◆ **DATA RECORDS**
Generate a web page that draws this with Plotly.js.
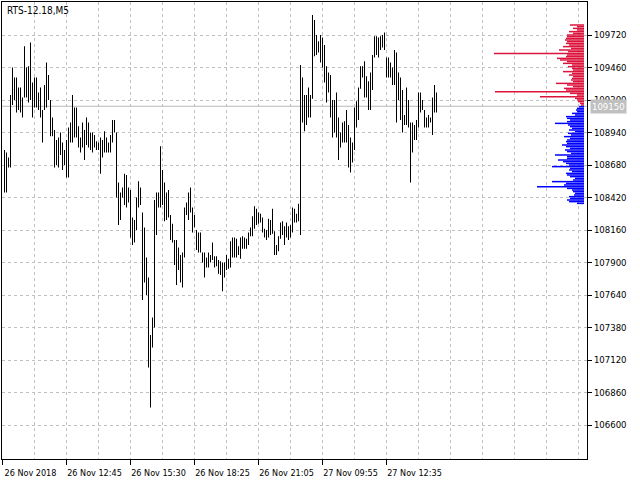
<!DOCTYPE html>
<html><head><meta charset="utf-8">
<script src="https://cdn.plot.ly/plotly-3.0.1.min.js"></script>
<style>html,body{margin:0;padding:0;background:#fff}</style>
</head><body><div id="chart" style="width:640px;height:480px"></div>
<script>
const symbolTitle = 'RTS-12.18,M5';
const barHigh = [108800,108780,108740,109240,109460,109380,109380,109300,109300,109220,
109630,109460,109470,109660,109340,109380,109380,109260,109300,109120,
109320,109500,109400,109200,109060,108960,108880,108900,108940,108860,
108800,108880,108980,109020,109240,109140,109140,108990,108900,109020,
108960,109060,109020,108940,108940,108920,108870,108860,108900,108880,
108950,108900,108860,108920,109040,109040,108940,108540,108460,108500,
108610,108600,108500,108480,108260,108240,108420,108550,108500,108300,
108180,107940,107780,107320,107460,108400,108460,108460,108830,108640,
108540,108460,108480,108280,108210,108080,108080,108020,107960,107980,
108340,108380,108460,108500,108340,108280,108160,108140,108140,107980,
107980,107940,107980,107960,108060,107950,107950,107920,107910,107900,
107900,107960,107930,108070,108100,108100,108090,108030,108100,108110,
108100,108090,108140,108180,108270,108350,108330,108300,108290,108260,
108170,108160,108250,108240,108330,108150,108040,108110,108220,108230,
108190,108220,108190,108200,108340,108330,108290,108370,109480,109380,
109240,109240,109300,109240,109880,109840,109720,109670,109720,109700,
109640,109470,109420,109400,109200,109200,109260,109060,108940,109020,
109030,109120,109000,108900,108860,109140,109190,109300,109470,109470,
109510,109390,109350,109420,109560,109710,109710,109700,109710,109720,
109740,109540,109540,109500,109460,109600,109580,109420,109380,109280,
109080,109300,109200,109020,109020,109000,109040,109260,109260,109200,
109120,109060,109080,109060,109220,109320,109260];
const barLow = [108460,108460,108660,108660,109160,109200,109100,109120,109100,109060,
109220,109220,109180,109200,109060,109140,109140,109120,109060,108860,
109120,109140,109200,108910,108910,108660,108680,108660,108760,108640,
108680,108580,108580,108860,108860,108900,108900,108820,108780,108820,
108720,108840,108820,108800,108780,108820,108800,108800,108610,108740,
108780,108780,108780,108780,108860,108940,108420,108200,108240,108420,
108360,108340,108380,108100,108040,108060,108160,108340,108360,107600,
107740,107640,107060,106740,107220,107380,108120,108340,108340,108360,
108230,108240,108260,108080,108060,107880,107720,107840,107740,107700,
107940,108280,108240,108300,108140,108180,108000,107980,107980,107900,
107780,107860,107860,107900,107920,107860,107870,107810,107800,107670,
107780,107840,107850,107860,107940,107940,107940,107960,107930,108010,
108010,108010,108040,108110,108110,108170,108200,108210,108220,108140,
108100,108080,108100,108120,108130,107960,107960,107990,108090,108120,
108040,108100,108080,108100,108140,108220,108220,108230,108120,109020,
108950,109000,109060,109060,109210,109550,109560,109580,109500,109460,
109340,109180,109260,109060,108900,108940,108900,108720,108820,108860,
108860,108860,108660,108620,108700,108800,108980,109040,109290,109380,
109220,109220,109120,109120,109280,109540,109560,109540,109600,109620,
109600,109380,109380,109380,109320,109320,109020,109200,109040,108940,
109000,109000,108980,108540,108780,108880,108880,108980,109100,109120,
108980,108980,108980,109020,108920,109100,109100];
const timeLabels = ['26 Nov 2018','26 Nov 12:45','26 Nov 15:30','26 Nov 18:25','26 Nov 21:05','27 Nov 09:55','27 Nov 12:35'];
const timeLabelBar = [0,32,64,96,128,160,192];
const priceTicks = [106600,106860,107120,107380,107640,107900,108160,108420,108680,108940,109200,109460,109720];
const lastPrice = 109150;
const profileLevels = [109800,109787,109773,109760,109747,109733,109720,109707,109693,109680,
109667,109653,109640,109627,109613,109600,109587,109573,109560,109547,
109533,109520,109507,109493,109480,109467,109453,109440,109427,109413,
109400,109387,109373,109360,109347,109333,109320,109307,109293,109280,
109267,109253,109240,109227,109213,109200,109187,109173,109160,109147,
109133,109120,109107,109093,109080,109067,109053,109040,109027,109013,
109000,108987,108973,108960,108947,108933,108920,108907,108893,108880,
108867,108853,108840,108827,108813,108800,108787,108773,108760,108747,
108733,108720,108707,108693,108680,108667,108653,108640,108627,108613,
108600,108587,108573,108560,108547,108533,108520,108507,108493,108480,
108467,108453,108440,108427,108413,108400,108387,108373];
const profileVolume = [14,7,11,7,15,11,17,17,18,19,
17,18,15,21,13,25,16,90,17,18,
27,24,17,21,12,16,12,11,21,12,
15,11,12,13,11,28,17,11,20,18,
89,14,7,44,9,7,6,4,3,5,
7,8,7,12,9,18,17,14,17,29,
16,14,12,15,9,16,13,20,14,17,
18,17,22,18,14,19,17,13,29,17,
17,26,21,18,15,32,14,15,12,18,
17,14,9,11,32,18,20,47,17,12,
11,9,10,15,14,17,15,7];

const FONT = 'DejaVu Sans Condensed, DejaVu Sans, sans-serif';
const GRID = '#C0C0C0';
const DASH = '3px,3px';

const lx = [], ly = [];
for (let i = 0; i < barHigh.length; i++) {
  lx.push(i + 1, i + 1, null);
  ly.push(barLow[i], barHigh[i], null);
}

const traces = [
  {
    type: 'bar', orientation: 'h', xaxis: 'x2', yaxis: 'y',
    x: profileVolume, y: profileLevels, width: 12,
    marker: {color: profileLevels.map(p => p > lastPrice ? '#DC143C' : '#0000FF'), line: {width: 0}},
    hoverinfo: 'skip'
  },
  {
    type: 'scatter', mode: 'lines', x: lx, y: ly,
    line: {color: '#000000', width: 1}, hoverinfo: 'skip'
  }
];

const layout = {
  width: 640, height: 480,
  margin: {l: 2, r: 53, t: 2, b: 21, pad: 0},
  paper_bgcolor: '#ffffff', plot_bgcolor: '#ffffff',
  showlegend: false,
  font: {family: FONT, size: 9, color: '#000'},
  xaxis: {
    range: [-0.25, 292.25], tickmode: 'array', tickvals: timeLabelBar, ticktext: timeLabels,
    ticks: 'outside', ticklen: 5, tickcolor: '#000', tickwidth: 1,
    tickfont: {family: FONT, size: 9, color: '#000'}, ticklabelshift: 28, ticklabelstandoff: 0,
    showgrid: true, gridcolor: GRID, griddash: DASH, gridwidth: 1,
    minor: {tickmode: 'linear', tick0: 0, dtick: 16, showgrid: true, gridcolor: GRID, griddash: DASH, gridwidth: 1, ticks: ''},
    showline: true, mirror: true, linecolor: '#000', linewidth: 1, zeroline: false
  },
  xaxis2: {overlaying: 'x', range: [582, -3], visible: false, showgrid: false, zeroline: false},
  yaxis: {
    side: 'right', range: [106328, 109984], tickmode: 'array', tickvals: priceTicks,
    ticktext: priceTicks.map(String),
    ticks: 'outside', ticklen: 4, tickcolor: '#000', tickwidth: 1,
    tickfont: {family: FONT, size: 9.5, color: '#000'},
    showgrid: true, gridcolor: GRID, griddash: DASH, gridwidth: 1,
    showline: true, mirror: true, linecolor: '#000', linewidth: 1, zeroline: false
  },
  shapes: [{
    type: 'line', xref: 'paper', x0: 0, x1: 1, yref: 'y', y0: lastPrice, y1: lastPrice,
    line: {color: '#B8B8B8', width: 1}, layer: 'between'
  }],
  annotations: [
    {xref: 'paper', yref: 'paper', x: 0, y: 1, xanchor: 'left', yanchor: 'top', xshift: 3, yshift: -1,
     text: symbolTitle, showarrow: false, font: {family: FONT, size: 10, color: '#000'}},
    {xref: 'paper', yref: 'y', x: 1, y: lastPrice, xanchor: 'left', yanchor: 'middle', xshift: 3,
     text: String(lastPrice), showarrow: false, bgcolor: '#C0C0C0', borderpad: 1,
     font: {family: FONT, size: 9.5, color: '#ffffff'}}
  ]
};

Plotly.newPlot('chart', traces, layout, {staticPlot: true, displayModeBar: false});
</script>
</body></html>
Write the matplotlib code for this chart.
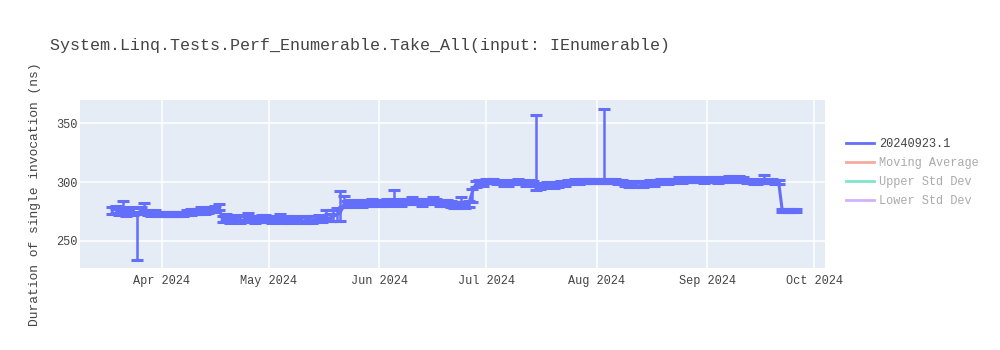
import matplotlib
matplotlib.use("Agg")
import matplotlib.pyplot as plt
import matplotlib.dates as mdates
from matplotlib.lines import Line2D
import pandas as pd
import numpy as np

# ---- data ----
start_date = "2024-03-18"
end_date = "2024-09-26"

values_mar = [276, 277, 275, 278, 274, 276, 275, 272, 276, 277, 274, 273, 274, 273]
values_apr = [273, 273, 273, 273, 273, 273, 273, 274, 274, 275, 275, 276, 275, 276, 277, 277, 278,
              268, 269, 267, 268, 269, 267, 268, 270, 268, 267, 268, 269, 268]
values_may = [268, 267, 268, 269, 267, 268, 267, 268, 268, 267, 267, 268, 267, 268, 269, 268, 270, 269, 271, 272,
              274,
              281, 281, 282, 281, 282, 281, 282, 282, 283, 282]
values_jun = [282, 282, 283, 282, 283, 283, 282, 283, 283, 284, 283, 283, 282, 283, 283, 284, 283, 282, 282, 282,
              281, 280, 280, 281, 280, 281,
              291, 298, 299, 299]
values_jul = [301, 301, 301, 300, 300, 299, 299, 300, 300, 301, 300, 299, 300, 299,
              297,
              296, 297, 298, 298, 297, 298, 299, 299, 300, 300, 301, 300, 301, 301, 301, 301]
values_aug = [301, 301,
              301,
              301, 301, 301, 300, 300, 299, 298, 298, 299, 299, 298, 299, 300, 299, 300, 301, 301, 300,
              301, 301, 302, 301, 302, 302, 302, 302, 302, 301]
values_sep = [302, 302, 302, 301, 302, 302, 303, 303, 302, 303, 302, 301, 301, 300, 300, 301, 301, 301, 301, 300, 300,
              276, 276, 276, 276, 276]

err_hi_mar = [3, 3, 3, 6, 3, 3, 3, 3, 3, 5, 2, 2, 2, 2]
err_lo_mar = [3, 3, 3, 3, 3, 3, 3, 38, 3, 3, 2, 2, 2, 2]
err_hi_apr = [2, 2, 2, 2, 2, 2, 2, 2, 3, 2, 2, 3, 2, 3, 2, 3, 3,
              3, 4, 3, 3, 3, 4, 3, 4, 3, 3, 3, 3, 4]
err_lo_apr = [2, 2, 2, 2, 2, 2, 2, 2, 2, 2, 2, 2, 2, 2, 2, 2, 2,
              2, 2, 2, 2, 2, 2, 2, 2, 2, 2, 2, 2, 2]
err_hi_may = [3, 3, 3, 4, 3, 3, 3, 3, 3, 3, 3, 3, 4, 3, 3, 3, 6, 4, 5, 6,
              18,
              7, 3, 3, 3, 3, 3, 3, 3, 3, 3]
err_lo_may = [2, 2, 2, 2, 2, 2, 2, 2, 2, 2, 2, 2, 2, 2, 2, 2, 2, 2, 4, 5,
              7,
              2, 2, 2, 2, 2, 2, 2, 2, 2, 2]
err_hi_jun = [3, 3, 3, 3, 10, 3, 3, 3, 3, 3, 3, 3, 3, 3, 3, 3, 3, 3, 3, 3,
              3, 3, 3, 6, 3, 3,
              3, 3, 3, 3]
err_lo_jun = [2, 2, 2, 2, 2, 2, 2, 2, 2, 2, 2, 2, 2, 2, 2, 2, 2, 2, 2, 2,
              2, 2, 2, 2, 2, 2,
              8, 2, 2, 2]
err_hi_jul = [2, 2, 2, 2, 2, 2, 2, 2, 2, 2, 2, 2, 2, 2,
              60,
              2, 2, 2, 2, 2, 2, 2, 2, 2, 2, 2, 2, 2, 2, 2, 2]
err_lo_jul = [2, 2, 2, 2, 2, 2, 2, 2, 2, 2, 2, 2, 2, 2,
              4,
              2, 2, 2, 2, 2, 2, 2, 2, 2, 2, 2, 2, 2, 2, 2, 2]
err_hi_aug = [2, 2,
              61,
              2, 2, 2, 2, 2, 2, 2, 2, 2, 2, 2, 2, 2, 2, 2, 2, 2, 2,
              2, 2, 2, 2, 2, 2, 2, 2, 2, 2]
err_lo_aug = [2, 2,
              2,
              2, 2, 2, 2, 2, 2, 2, 2, 2, 2, 2, 2, 2, 2, 2, 2, 2, 2,
              2, 2, 2, 2, 2, 2, 2, 2, 2, 2]
err_hi_sep = [2, 2, 2, 2, 2, 2, 2, 2, 2, 2, 2, 2, 2, 2, 2, 2, 5, 2, 2, 2, 2,
              1, 1, 1, 1, 1]
err_lo_sep = [2, 2, 2, 2, 2, 2, 2, 2, 2, 2, 2, 2, 2, 2, 2, 2, 2, 2, 2, 2, 2,
              1, 1, 1, 1, 1]

legend_names = ["20240923.1", "Moving Average", "Upper Std Dev", "Lower Std Dev"]
title = "System.Linq.Tests.Perf_Enumerable.Take_All(input: IEnumerable)"
ylabel = "Duration of single invocation (ns)"
y_ticks = [250, 300, 350]

values = values_mar + values_apr + values_may + values_jun + values_jul + values_aug + values_sep
err_hi = err_hi_mar + err_hi_apr + err_hi_may + err_hi_jun + err_hi_jul + err_hi_aug + err_hi_sep
err_lo = err_lo_mar + err_lo_apr + err_lo_may + err_lo_jun + err_lo_jul + err_lo_aug + err_lo_sep
dates = pd.date_range(start_date, end_date, freq="D")

# ---- style ----
plt.rcParams["font.family"] = ["Liberation Mono", "DejaVu Sans Mono"]
BLUE = "#636EFA"
colors = [BLUE, "#EF553B", "#00CC96", "#AB63FA"]
TXT = "#444444"

fig = plt.figure(figsize=(10, 3.5), dpi=100)
ax = fig.add_axes([0.08, 0.234, 0.745, 0.48])
ax.set_facecolor("#E5ECF6")
for s in ax.spines.values():
    s.set_visible(False)

ax.errorbar(dates, values, yerr=[err_lo, err_hi], color=BLUE, ecolor=BLUE,
            lw=2.2, elinewidth=1.8, capsize=4.5, capthick=2.2, zorder=3)

ax.set_xlim(pd.Timestamp("2024-03-09"), pd.Timestamp("2024-10-04"))
ax.set_ylim(227, 369.5)
ax.set_yticks(y_ticks)
ax.xaxis.set_major_locator(mdates.MonthLocator())
ax.xaxis.set_major_formatter(mdates.DateFormatter("%b %Y"))
ax.grid(True, color="white", lw=1.1, zorder=0)
ax.set_axisbelow(True)
ax.tick_params(axis="x", length=0, labelsize=8.6, colors=TXT, pad=5)
ax.tick_params(axis="y", length=0, labelsize=8.6, colors=TXT, pad=2)

fig.text(0.05, 0.87, title, fontsize=12, color=TXT, ha="left", va="center")
fig.text(0.035, 0.444, ylabel, fontsize=9.4, color=TXT, rotation=90, ha="center", va="center")

handles = [Line2D([0], [0], color=c, lw=2, alpha=(1 if i == 0 else 0.5)) for i, c in enumerate(colors)]
leg = fig.legend(handles, legend_names, loc="upper left", bbox_to_anchor=(0.846, 0.605),
                 frameon=False, fontsize=8.6, handlelength=2.35, handletextpad=0.42,
                 labelspacing=0.58, borderpad=0, borderaxespad=0)
for i, t in enumerate(leg.get_texts()):
    t.set_color(TXT if i == 0 else "#AAAAAA")

fig.savefig("out.png", dpi=100, facecolor="white")
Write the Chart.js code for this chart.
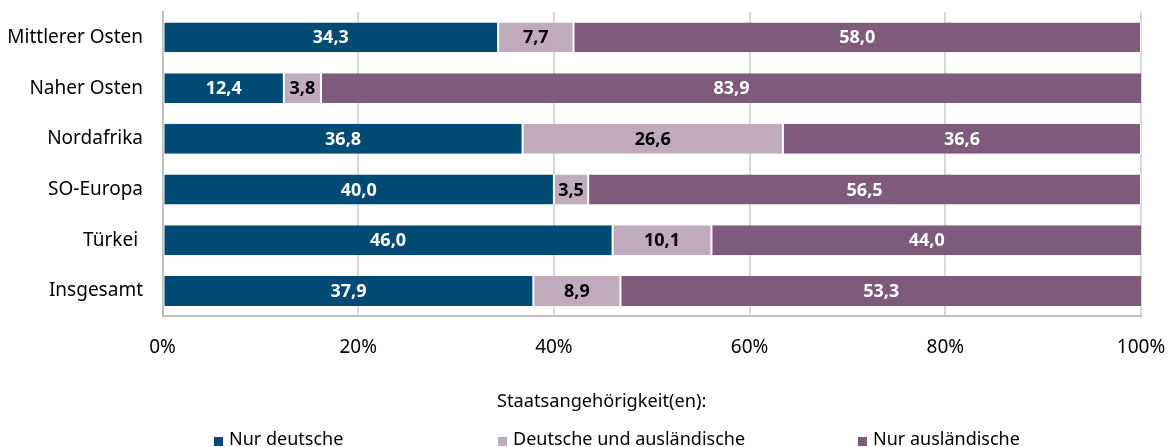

◆ **THE EXERCISE**
Extract all lines from the data in which "code" is found.

◆ **OUTPUT OF THE EXERCISE**
Write the matplotlib code for this chart.
Write the Chart.js code for this chart.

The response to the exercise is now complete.